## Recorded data
***
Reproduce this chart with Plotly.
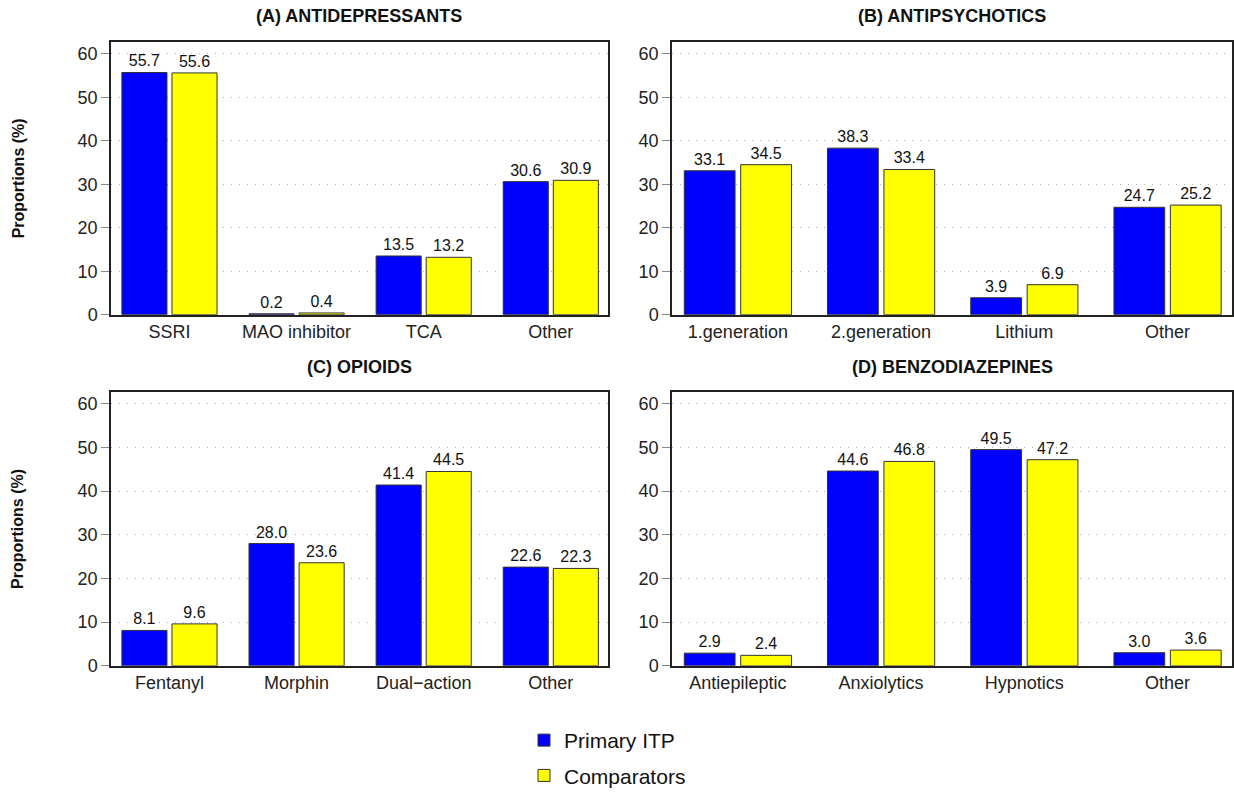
import plotly.graph_objects as go

# ---- data ----
titles = ["(A) ANTIDEPRESSANTS", "(B) ANTIPSYCHOTICS", "(C) OPIOIDS", "(D) BENZODIAZEPINES"]
cats_a = ["SSRI", "MAO inhibitor", "TCA", "Other"]
cats_b = ["1.generation", "2.generation", "Lithium", "Other"]
cats_c = ["Fentanyl", "Morphin", "Dual\u2212action", "Other"]
cats_d = ["Antiepileptic", "Anxiolytics", "Hypnotics", "Other"]
itp_a = [55.7, 0.2, 13.5, 30.6]
comp_a = [55.6, 0.4, 13.2, 30.9]
itp_b = [33.1, 38.3, 3.9, 24.7]
comp_b = [34.5, 33.4, 6.9, 25.2]
itp_c = [8.1, 28.0, 41.4, 22.6]
comp_c = [9.6, 23.6, 44.5, 22.3]
itp_d = [2.9, 44.6, 49.5, 3.0]
comp_d = [2.4, 46.8, 47.2, 3.6]
series_names = ["Primary ITP", "Comparators"]
yticks = [0, 10, 20, 30, 40, 50, 60]

FONT = "Liberation Sans, Arial, sans-serif"
BLUE = "#0000FF"
YELLOW = "#FFFF00"
W, H = 1234, 796

panels = [
    (cats_a, itp_a, comp_a),
    (cats_b, itp_b, comp_b),
    (cats_c, itp_c, comp_c),
    (cats_d, itp_d, comp_d),
]

fig = go.Figure()
for i, (cats, itp, comp) in enumerate(panels):
    sfx = "" if i == 0 else str(i + 1)
    for name, vals, col, grp in [(series_names[0], itp, BLUE, "itp"),
                                 (series_names[1], comp, YELLOW, "comp")]:
        fig.add_trace(go.Bar(
            x=cats, y=vals, name=name,
            marker=dict(color=col, line=dict(color="#333333", width=1)),
            text=[f"{v:.1f}" for v in vals], textposition="outside",
            textfont=dict(size=16, color="#111111", family=FONT),
            constraintext="none", cliponaxis=False,
            xaxis="x" + sfx, yaxis="y" + sfx,
            legendgroup=grp, showlegend=(i == 0),
        ))

xdom_left = [111 / W, 608 / W]
xdom_right = [672 / W, 1232 / W]
ydom_top = [1 - 319.5 / H, 1 - 42.7 / H]
ydom_bot = [1 - 676 / H, 1 - 398 / H]

layout = dict(
    width=W, height=H,
    margin=dict(l=0, r=0, t=0, b=0),
    paper_bgcolor="white", plot_bgcolor="white",
    font=dict(family=FONT, color="#222222"),
    barmode="group", bargap=0.212, bargroupgap=0.1,
    legend=dict(orientation="v", x=524 / W, y=1 - 731 / H, xanchor="left", yanchor="top",
                font=dict(size=21, family=FONT, color="#111111"), tracegroupgap=5,
                bgcolor="rgba(0,0,0,0)"),
)
doms = [(xdom_left, ydom_top), (xdom_right, ydom_top), (xdom_left, ydom_bot), (xdom_right, ydom_bot)]
for i, (xd, yd) in enumerate(doms):
    sfx = "" if i == 0 else str(i + 1)
    layout["xaxis" + sfx] = dict(
        domain=xd, anchor="y" + sfx, type="category", range=[-0.46, 3.45],
        showline=True, linecolor="#222222", linewidth=1.5, mirror=True,
        ticks="", showgrid=False, zeroline=False, fixedrange=True,
        tickfont=dict(size=18, family=FONT, color="#222222"),
    )
    layout["yaxis" + sfx] = dict(
        domain=yd, anchor="x" + sfx, range=[0, 62.7],
        tickvals=yticks, ticks="outside", ticklen=8, tickcolor="#888888", tickwidth=1,
        showline=True, linecolor="#222222", linewidth=1.5, mirror=True,
        showgrid=True, gridcolor="#b0b0b0", griddash="1px,7px", gridwidth=1.2,
        zeroline=False, fixedrange=True,
        tickfont=dict(size=18, family=FONT, color="#222222"),
    )
fig.update_layout(**layout)

annotations = []
title_pos = [((xdom_left[0] + xdom_left[1]) / 2, 1 - 16 / H),
             ((xdom_right[0] + xdom_right[1]) / 2, 1 - 16 / H),
             ((xdom_left[0] + xdom_left[1]) / 2, 1 - 373 / H),
             ((xdom_right[0] + xdom_right[1]) / 2, 1 - 373 / H)]
for t, (tx, ty) in zip(titles, title_pos):
    annotations.append(dict(text=f"<b>{t}</b>", x=tx, y=ty, xref="paper", yref="paper",
                            xanchor="center", yanchor="middle", showarrow=False,
                            font=dict(size=18, family=FONT, color="#111111")))
for yc in [(ydom_top[0] + ydom_top[1]) / 2, (ydom_bot[0] + ydom_bot[1]) / 2]:
    annotations.append(dict(text="<b>Proportions (%)</b>", x=18 / W, y=yc, xref="paper", yref="paper",
                            xanchor="center", yanchor="middle", textangle=-90, showarrow=False,
                            font=dict(size=16, family=FONT, color="#111111")))
fig.update_layout(annotations=annotations)

fig.write_html("out.html", config={"displayModeBar": False},
               post_script="document.body.style.margin='0';document.body.style.overflow='hidden';")
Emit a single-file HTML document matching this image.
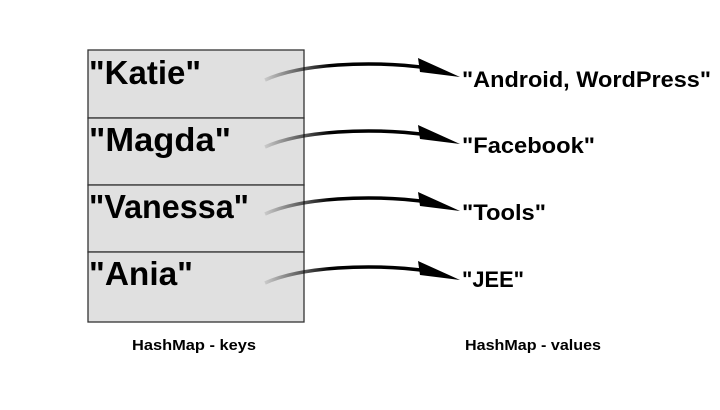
<!DOCTYPE html>
<html><head><style>
body{margin:0;width:720px;height:405px;background:#fff;overflow:hidden;font-family:"Liberation Sans",sans-serif}
</style></head><body>
<svg width="720" height="405" viewBox="0 0 720 405" xmlns="http://www.w3.org/2000/svg">
<defs>
<linearGradient id="g" x1="265" y1="0" x2="330" y2="0" gradientUnits="userSpaceOnUse">
<stop offset="0" stop-color="#000" stop-opacity="0.1"/><stop offset="1" stop-color="#000"/>
</linearGradient>
<g id="arr">
<path d="M265 30 C300 14,370 10,428 18" fill="none" stroke="url(#g)" stroke-width="3.5"/>
<polygon points="418,8 460,27 420,22" fill="#000"/>
</g>
</defs>
<g fill="#e0e0e0" stroke="#333" stroke-width="1.3">
<rect x="88" y="50" width="216" height="68"/>
<rect x="88" y="118" width="216" height="67"/>
<rect x="88" y="185" width="216" height="67"/>
<rect x="88" y="252" width="216" height="70"/>
</g>
<use href="#arr" y="50"/>
<use href="#arr" y="117"/>
<use href="#arr" y="184"/>
<use href="#arr" y="253"/>
<g font-weight="bold" font-size="33" fill="#000">
<text x="89" y="84" textLength="112" lengthAdjust="spacingAndGlyphs">"Katie"</text>
<text x="89" y="151" textLength="142" lengthAdjust="spacingAndGlyphs">"Magda"</text>
<text x="89" y="218" textLength="160" lengthAdjust="spacingAndGlyphs">"Vanessa"</text>
<text x="89" y="285" textLength="104" lengthAdjust="spacingAndGlyphs">"Ania"</text>
</g>
<g font-weight="bold" font-size="22" fill="#000">
<text x="462" y="87" textLength="249" lengthAdjust="spacingAndGlyphs">"Android, WordPress"</text>
<text x="462" y="153" textLength="133" lengthAdjust="spacingAndGlyphs">"Facebook"</text>
<text x="462" y="220" textLength="84" lengthAdjust="spacingAndGlyphs">"Tools"</text>
<text x="462" y="287" textLength="62" lengthAdjust="spacingAndGlyphs">"JEE"</text>
</g>
<g font-weight="bold" font-size="15" fill="#000">
<text x="132" y="350" textLength="124" lengthAdjust="spacingAndGlyphs">HashMap - keys</text>
<text x="465" y="350" textLength="136" lengthAdjust="spacingAndGlyphs">HashMap - values</text>
</g>
</svg>
</body></html>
***
## Work instructions
Without including the pictures, reproduce all entries exactly.

## Completed task
Reproduce this chart with Plotly.
import plotly.graph_objects as go

# ---- data ----
titles = ["(A) ANTIDEPRESSANTS", "(B) ANTIPSYCHOTICS", "(C) OPIOIDS", "(D) BENZODIAZEPINES"]
cats_a = ["SSRI", "MAO inhibitor", "TCA", "Other"]
cats_b = ["1.generation", "2.generation", "Lithium", "Other"]
cats_c = ["Fentanyl", "Morphin", "Dual\u2212action", "Other"]
cats_d = ["Antiepileptic", "Anxiolytics", "Hypnotics", "Other"]
itp_a = [55.7, 0.2, 13.5, 30.6]
comp_a = [55.6, 0.4, 13.2, 30.9]
itp_b = [33.1, 38.3, 3.9, 24.7]
comp_b = [34.5, 33.4, 6.9, 25.2]
itp_c = [8.1, 28.0, 41.4, 22.6]
comp_c = [9.6, 23.6, 44.5, 22.3]
itp_d = [2.9, 44.6, 49.5, 3.0]
comp_d = [2.4, 46.8, 47.2, 3.6]
series_names = ["Primary ITP", "Comparators"]
yticks = [0, 10, 20, 30, 40, 50, 60]

FONT = "Liberation Sans, Arial, sans-serif"
BLUE = "#0000FF"
YELLOW = "#FFFF00"
W, H = 1234, 796

panels = [
    (cats_a, itp_a, comp_a),
    (cats_b, itp_b, comp_b),
    (cats_c, itp_c, comp_c),
    (cats_d, itp_d, comp_d),
]

fig = go.Figure()
for i, (cats, itp, comp) in enumerate(panels):
    sfx = "" if i == 0 else str(i + 1)
    for name, vals, col, grp in [(series_names[0], itp, BLUE, "itp"),
                                 (series_names[1], comp, YELLOW, "comp")]:
        fig.add_trace(go.Bar(
            x=cats, y=vals, name=name,
            marker=dict(color=col, line=dict(color="#333333", width=1)),
            text=[f"{v:.1f}" for v in vals], textposition="outside",
            textfont=dict(size=16, color="#111111", family=FONT),
            constraintext="none", cliponaxis=False,
            xaxis="x" + sfx, yaxis="y" + sfx,
            legendgroup=grp, showlegend=(i == 0),
        ))

xdom_left = [111 / W, 608 / W]
xdom_right = [672 / W, 1232 / W]
ydom_top = [1 - 319.5 / H, 1 - 42.7 / H]
ydom_bot = [1 - 676 / H, 1 - 398 / H]

layout = dict(
    width=W, height=H,
    margin=dict(l=0, r=0, t=0, b=0),
    paper_bgcolor="white", plot_bgcolor="white",
    font=dict(family=FONT, color="#222222"),
    barmode="group", bargap=0.212, bargroupgap=0.1,
    legend=dict(orientation="v", x=524 / W, y=1 - 731 / H, xanchor="left", yanchor="top",
                font=dict(size=21, family=FONT, color="#111111"), tracegroupgap=5,
                bgcolor="rgba(0,0,0,0)"),
)
doms = [(xdom_left, ydom_top), (xdom_right, ydom_top), (xdom_left, ydom_bot), (xdom_right, ydom_bot)]
for i, (xd, yd) in enumerate(doms):
    sfx = "" if i == 0 else str(i + 1)
    layout["xaxis" + sfx] = dict(
        domain=xd, anchor="y" + sfx, type="category", range=[-0.46, 3.45],
        showline=True, linecolor="#222222", linewidth=1.5, mirror=True,
        ticks="", showgrid=False, zeroline=False, fixedrange=True,
        tickfont=dict(size=18, family=FONT, color="#222222"),
    )
    layout["yaxis" + sfx] = dict(
        domain=yd, anchor="x" + sfx, range=[0, 62.7],
        tickvals=yticks, ticks="outside", ticklen=8, tickcolor="#888888", tickwidth=1,
        showline=True, linecolor="#222222", linewidth=1.5, mirror=True,
        showgrid=True, gridcolor="#b0b0b0", griddash="1px,7px", gridwidth=1.2,
        zeroline=False, fixedrange=True,
        tickfont=dict(size=18, family=FONT, color="#222222"),
    )
fig.update_layout(**layout)

annotations = []
title_pos = [((xdom_left[0] + xdom_left[1]) / 2, 1 - 16 / H),
             ((xdom_right[0] + xdom_right[1]) / 2, 1 - 16 / H),
             ((xdom_left[0] + xdom_left[1]) / 2, 1 - 373 / H),
             ((xdom_right[0] + xdom_right[1]) / 2, 1 - 373 / H)]
for t, (tx, ty) in zip(titles, title_pos):
    annotations.append(dict(text=f"<b>{t}</b>", x=tx, y=ty, xref="paper", yref="paper",
                            xanchor="center", yanchor="middle", showarrow=False,
                            font=dict(size=18, family=FONT, color="#111111")))
for yc in [(ydom_top[0] + ydom_top[1]) / 2, (ydom_bot[0] + ydom_bot[1]) / 2]:
    annotations.append(dict(text="<b>Proportions (%)</b>", x=18 / W, y=yc, xref="paper", yref="paper",
                            xanchor="center", yanchor="middle", textangle=-90, showarrow=False,
                            font=dict(size=16, family=FONT, color="#111111")))
fig.update_layout(annotations=annotations)

fig.write_html("out.html", config={"displayModeBar": False},
               post_script="document.body.style.margin='0';document.body.style.overflow='hidden';")
Emit a single-file HTML document matching this image.
<!DOCTYPE html>
<html><head><style>
body{margin:0;width:720px;height:405px;background:#fff;overflow:hidden;font-family:"Liberation Sans",sans-serif}
</style></head><body>
<svg width="720" height="405" viewBox="0 0 720 405" xmlns="http://www.w3.org/2000/svg">
<defs>
<linearGradient id="g" x1="265" y1="0" x2="330" y2="0" gradientUnits="userSpaceOnUse">
<stop offset="0" stop-color="#000" stop-opacity="0.1"/><stop offset="1" stop-color="#000"/>
</linearGradient>
<g id="arr">
<path d="M265 30 C300 14,370 10,428 18" fill="none" stroke="url(#g)" stroke-width="3.5"/>
<polygon points="418,8 460,27 420,22" fill="#000"/>
</g>
</defs>
<g fill="#e0e0e0" stroke="#333" stroke-width="1.3">
<rect x="88" y="50" width="216" height="68"/>
<rect x="88" y="118" width="216" height="67"/>
<rect x="88" y="185" width="216" height="67"/>
<rect x="88" y="252" width="216" height="70"/>
</g>
<use href="#arr" y="50"/>
<use href="#arr" y="117"/>
<use href="#arr" y="184"/>
<use href="#arr" y="253"/>
<g font-weight="bold" font-size="33" fill="#000">
<text x="89" y="84" textLength="112" lengthAdjust="spacingAndGlyphs">"Katie"</text>
<text x="89" y="151" textLength="142" lengthAdjust="spacingAndGlyphs">"Magda"</text>
<text x="89" y="218" textLength="160" lengthAdjust="spacingAndGlyphs">"Vanessa"</text>
<text x="89" y="285" textLength="104" lengthAdjust="spacingAndGlyphs">"Ania"</text>
</g>
<g font-weight="bold" font-size="22" fill="#000">
<text x="462" y="87" textLength="249" lengthAdjust="spacingAndGlyphs">"Android, WordPress"</text>
<text x="462" y="153" textLength="133" lengthAdjust="spacingAndGlyphs">"Facebook"</text>
<text x="462" y="220" textLength="84" lengthAdjust="spacingAndGlyphs">"Tools"</text>
<text x="462" y="287" textLength="62" lengthAdjust="spacingAndGlyphs">"JEE"</text>
</g>
<g font-weight="bold" font-size="15" fill="#000">
<text x="132" y="350" textLength="124" lengthAdjust="spacingAndGlyphs">HashMap - keys</text>
<text x="465" y="350" textLength="136" lengthAdjust="spacingAndGlyphs">HashMap - values</text>
</g>
</svg>
</body></html>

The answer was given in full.